Money was indeed a magical invention. Folk tales are full of magic lamps and genies and beanstalks, of magical ways to have our every wish granted. We would all like to be able to snap our fingers or twitch our noses and have our purposes accomplished. And that is almost exactly what happens with money. It can be exchanged for every conceivable kind of real wealth. Magic. Pure magic. So enamored were people of this magical invention that it became over time the primary measure of real wealth in Westem society.
Why then do three quite diverse philosophical or intellectual traditions agree on the idea that money is somehow unclean or something to be despised?
One of those traditions is Christianity. About one third of the parables of Jesus are about money. He is reported to have taught that being rich is a barrier to salvation and to have told the rich young man to sell everything and give his money to the poor. The one time he is depicted as angry is when he turns over the tables of the money changers at the temple. His advice on taxes is to render unto Caesar what is Caesar's, to separate money and worldly concerns from one's religion. Classical Christianity has preached, if not practiced, that money and this world are to be renounced in favor of an other-worldly kingdom of heaven. The love of money, said St. Paul, is the root of all evil.
Classical Marxism also renounces money as responsible for the alienation of human beings from their labor. People no longer work to create or produce, but only to make money. This situation Marx considered to be disastrous. He felt it was labor which was of essential value and that all monetary valuations were to be discarded. Those who seek only money he saw as exploiting those who work.
Finally there is Freud who thought money was anal. He equated money with feces, excrement. It is therefore filthy and messy. Withholding money is a kind of constipation. Money is related to the bowels and is dirty. And indeed, we do refer to money sometimes as "filthy lucre."

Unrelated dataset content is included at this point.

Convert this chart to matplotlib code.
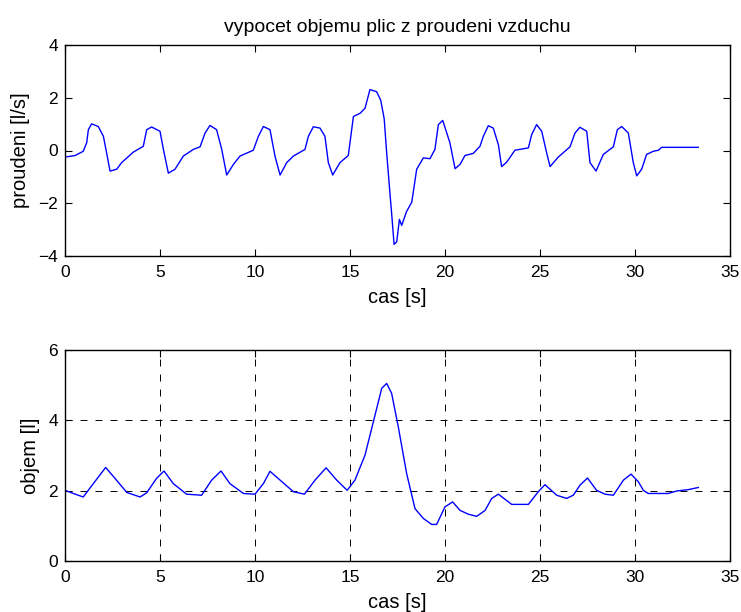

Christianity, Marxism and Freudianism all agree on despising money. As a psychologist I have learned to pay careful attention to those things another person protests most vehemently against. And as a woman I have learned to pay close attention to those things which our great patriarchs preach most loudly against. Because, of course, what is loudly despised is often what is covertly desired or feared or worshipped. So if Jesus, Marx and Freud are all in agreement on something, we women had better take a careful look.
Women are socialized to live out the Christian ideals of self-sacrifice and martyrdom and men are socialized to give lip service to them. The same hypocrisy would seem to apply to what is preached about money. Filthy, despicable, and barrier to salvation it may be, but the fact is that in general, men have money and women don't. According to the United Nations Labor Organization, women put in 65% of the world's work and get back only 10% of all income paid. The female half of the world's population owns less than 1% of world property. Women in our Western society may have access to money through their husbands or fathers, but until recently women rarely accumulated or controlled their own large fortunes.
Men may philosophize about the distinction between money, which is "merely" a measure, and "real wealth," the goods and services into which money can be changed. They can say that the pursuit of money leads to an unhappy, hollow existence. They can urge upon women the virtues of simplicity. But for most men the ultimate appeal is to the "bottom line," that is, to money. How much money will something cost? How much financial profit will be gleaned? Mae West cut through this hypocrisy with great clarity when she said "I've been rich and I've been poor, and rich is better."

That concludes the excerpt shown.